Meet the Graduates
Carlos Acevedo
MAOL Graduate/Consultant – Owner, New World Consulting
As owner of New World Consulting, a Puerto Rico consulting, training and coaching company, Carlos Acevedo was already familiar with some of the principles and conversations around leadership transformation. Despite his broad experience spanning roughly seventeen years before he encountered MAOL, coaching a client through the program exposed him to new ways of observing and thinking that have helped him see further and think more clearly than ever before.
“The program provides information that stimulates your further inquiry such that you will literally make it your own and develop your own conclusions. You’ll figure out your version of leadership, not MAOL’s version of leadership,” Acevedo says.

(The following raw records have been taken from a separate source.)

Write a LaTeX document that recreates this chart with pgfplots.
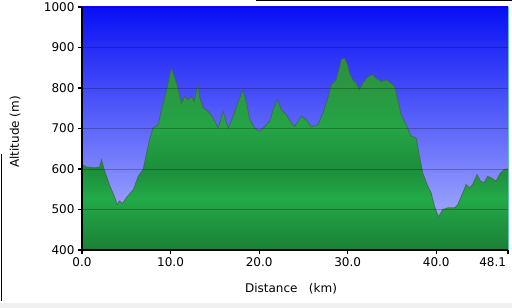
\documentclass[border=0pt]{standalone}
\usepackage{pgfplots}
\pgfplotsset{compat=1.18}
\usepackage{pgfplotstable}
\usepackage{fontspec}
\setmainfont{DejaVu Sans}
\definecolor{bgtop}{RGB}{8,16,245}
\definecolor{bgbot}{RGB}{182,190,255}
\definecolor{ga}{RGB}{28,128,54}
\definecolor{gb}{RGB}{34,170,72}
\definecolor{gc}{RGB}{28,142,58}
\definecolor{gd}{RGB}{36,165,70}
\definecolor{ge}{RGB}{46,142,62}
\definecolor{edge}{RGB}{70,95,75}
\definecolor{teal}{RGB}{100,190,180}
\pgfdeclareverticalshading{greenfill}{100bp}{color(0bp)=(ga); color(25bp)=(ga); color(38.5bp)=(gb); color(46bp)=(gc); color(56.5bp)=(gd); color(75bp)=(ge); color(100bp)=(ge)}
\pgfplotstableread{
km alt
0 611
0.5 605
1.5 603
2.0 605
2.2 623
2.5 599
3.15 558
3.6 535
3.98 512
4.2 521
4.6 515
5.0 529
5.8 549
6.35 582
6.9 599
7.3 640
7.67 677
8.04 701
8.6 709
8.98 746
9.55 796
10.1 849
10.68 812
11.24 763
11.6 779
12.0 771
12.37 779
12.66 767
13.1 808
13.3 775
13.68 751
14.24 742
14.8 726
15.37 701
15.93 742
16.5 701
17.06 730
17.6 763
18.18 796
18.57 763
18.94 722
19.5 701
20.07 693
20.6 704
21.2 718
21.57 746
22.06 771
22.5 746
23.08 734
23.64 714
24.0 705
24.77 730
25.33 722
25.9 704
26.64 709
27.2 738
27.77 775
28.15 808
28.7 820
29.28 870
29.65 874
30.0 857
30.2 837
30.6 820
30.97 812
31.34 796
31.7 812
32.28 828
32.84 833
33.2 824
33.8 816
34.35 820
34.9 812
35.3 804
35.66 771
36.04 734
36.6 709
37.17 681
37.73 677
38.1 631
38.48 590
39.04 558
39.42 541
39.8 508
40.25 482
40.73 500
41.3 504
42.05 504
42.43 512
43.0 541
43.37 562
43.74 553
44.1 562
44.6 586
45.0 570
45.4 566
45.8 582
46.2 578
46.75 570
47.24 590
47.7 599
48.1 600
}\profile
\begin{document}
\begin{tikzpicture}[x=1pt,y=1pt]
\useasboundingbox (0,0) rectangle (512,308);
\fill[white] (0,0) rectangle (512,308);
\fill[black!6] (0,0) rectangle (512,5);
\draw[black, line width=1pt] (1.5,7) -- (1.5,154);
\draw[black, line width=1pt] (256,307) -- (512,307);
\begin{axis}[
  at={(82pt,58pt)}, anchor=south west,
  scale only axis, width=426pt, height=243pt,
  xmin=0, xmax=48.1, ymin=400, ymax=1000,
  axis x line*=bottom, axis y line*=left,
  axis line style={black, line width=1.5pt},
  axis background/.style={top color=bgtop, bottom color=bgbot},
  axis on top,
  xtick={0,10,20,30,40,48.1},
  xticklabels={0.0,10.0,20.0,30.0,40.0,\makebox[0pt][r]{48.1\hspace{2pt}}},
  ytick={400,500,600,700,800,900,1000},
  yticklabels={400,500,600,700,800,900,1000},
  tick align=outside,
  major tick length=4pt,
  tick style={black, line width=1.2pt},
  ymajorgrids,
  major grid style={black, opacity=0.25, line width=0.8pt},
  ticklabel style={font=\fontsize{12}{14}\selectfont},
  clip=true,
]
\addplot[draw=none, shade, shading=greenfill] table[x=km,y=alt]{\profile} \closedcycle;
\addplot[color=edge, line width=0.8pt, opacity=0.75] table[x=km,y=alt]{\profile};
\end{axis}
\draw[teal, line width=1pt] (508,58) -- (508,301);
\node[font=\fontsize{12}{14}\selectfont] at (291,19) {Distance\ \ \ (km)};
\node[font=\fontsize{12}{14}\selectfont, rotate=90] at (15,176) {Altitude (m)};
\end{tikzpicture}
\end{document}
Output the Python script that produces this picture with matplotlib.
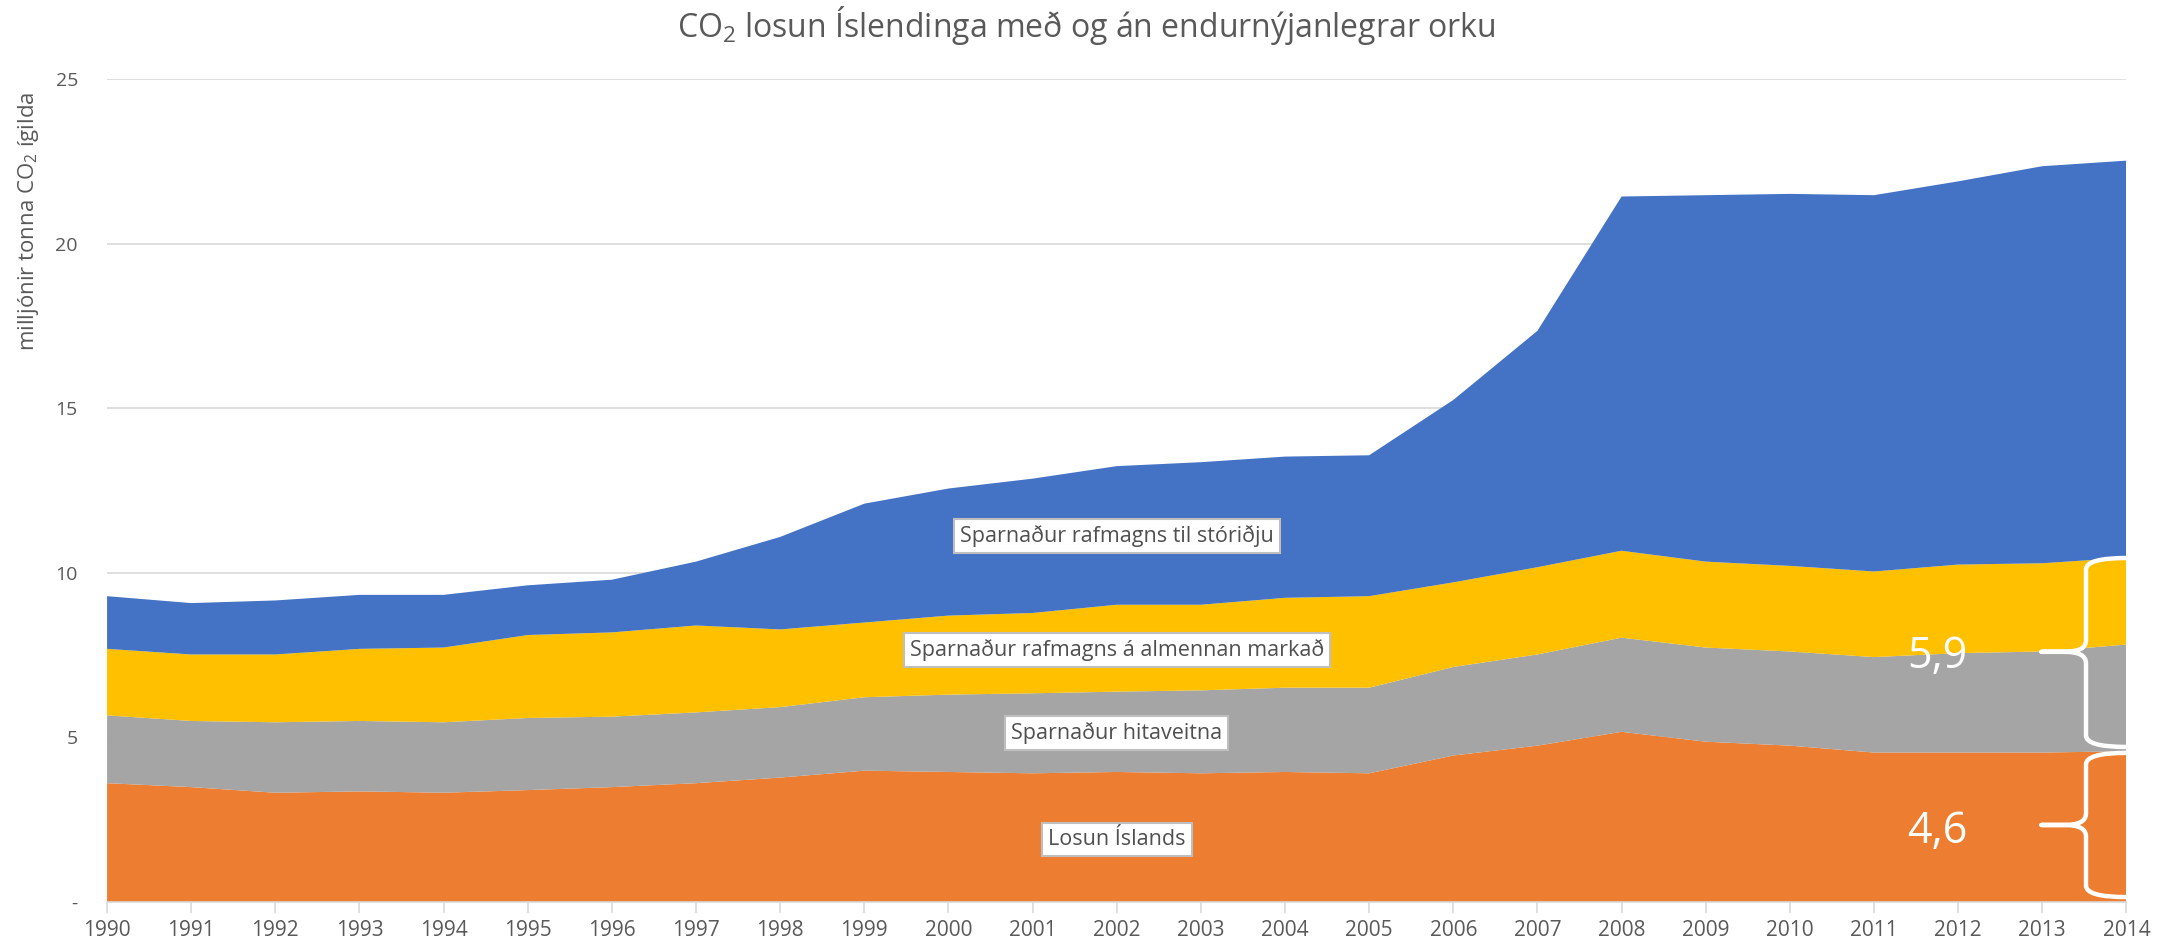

For Acevedo, it was not the things that he was taught in MAOL that are valuable, so much as what he learned. He says that when he thinks back to his time coaching his client, Francisco Arteaga, through the program and auditing MAOL sessions, the discoveries to which he came himself are what he best remembers. He also acknowledges that he had breakthrough moments nearly every day and says that MAOL is more rigorous than any other program of which he knows.
Acevedo cites the MAOL program as being very powerful in that it gave him new tools for his coaching business, and also that he was able to see and understand his client’s metamorphosis from a more intimate perspective.
Acevedo notes that his client, Arteaga, was always a thoughtful man, but as he went through his studies he became more sophisticated in his thinking around how to run his company and create a bold future. That shift extends into the present.
“Right now we’re in tough economic times, and Francisco continues to see things that other people aren’t seeing,” explains Acevedo. “He’s constantly seeing the silver lining, developing options and possibilities that people around him can’t see.”
Acevedo breaks down the MAOL experience into four components: one is the external information from reading, the second is internal reflection and discovery. Third come specific insights provided by faculty, and finally, Acevedo says, and one of the most important, comes group dialogue.
“The conversations that occur in MAOL sessions are so unlike anything else I’ve engaged in. There’s a real sense of fun in the discovery process,” Acevedo says. “MAOL woke up more of this in me. I really like to learn, I like to read, I like to hear unique and different approaches.”